A few quick tips to help:

• Always benchmark your changes - `@btime` from benchmark tools is more reliable than `@time` - it might be helpful to use a smaller input for this test
• See how your code scales with input size, this helps you get a feel for at which point the overhead of parallelising your code would be worth it
• Make sure that you are running Julia with multiple threads - (use `Threads.nthreads()` to check)
• Make sure you have no race conditions with whichever for loop you use `Threads.@threads` with? Does the loop have to be done in order?

I have a (not so clean) repository with some examples of progressively parallelising code and measuring the performance - on a simple problem -

It contains a few figures to show performance differences. You only really want to look at “main.jl”. It shows threading and even GPU parallelisation. Its not the best, but has a few examples.

I see two ways: either you know theoretically that your algorithm is (embarrassingly?) parallel or you analyze and experiment (which you seem to do).

You could check that? I usually profile the serial code to try to make sure that there is no unintended bottleneck (w.r.t. allocations and dynamic dispatch).

I can’t reproduce this, because the concrete parameter values are missing.
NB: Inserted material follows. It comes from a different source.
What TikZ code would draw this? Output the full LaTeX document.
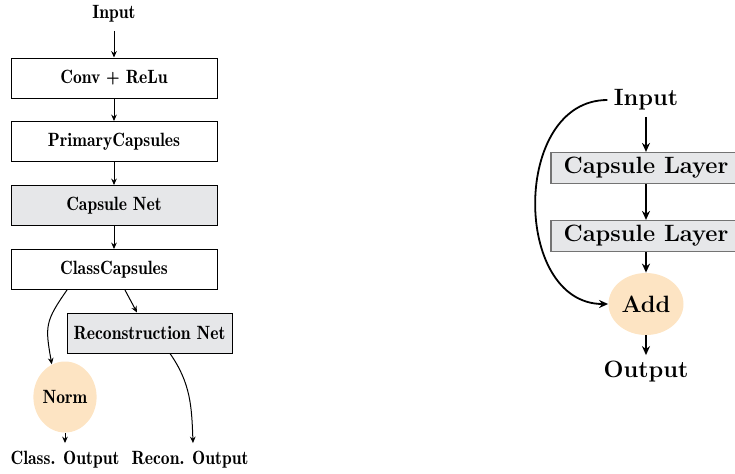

In any case I’d recommend using `@btime` because `@time` could include compilation.

From the looks of it I’d expect one or two hotspots, `pseudo_G!` and/or `mul!`. I’d suspect the former could benefit from `LoopVectorization` and maybe parallelization, the latter could dispatch to a BLAS call (did you consider using MKL?), which will be parallelized by BLAS itself.

If `LoopVectorization` doesn’t help, `Polyester` could still be more appropriate for this kernel than `Threads.@threads`.

Regarding GPU optimizations others have to chime in.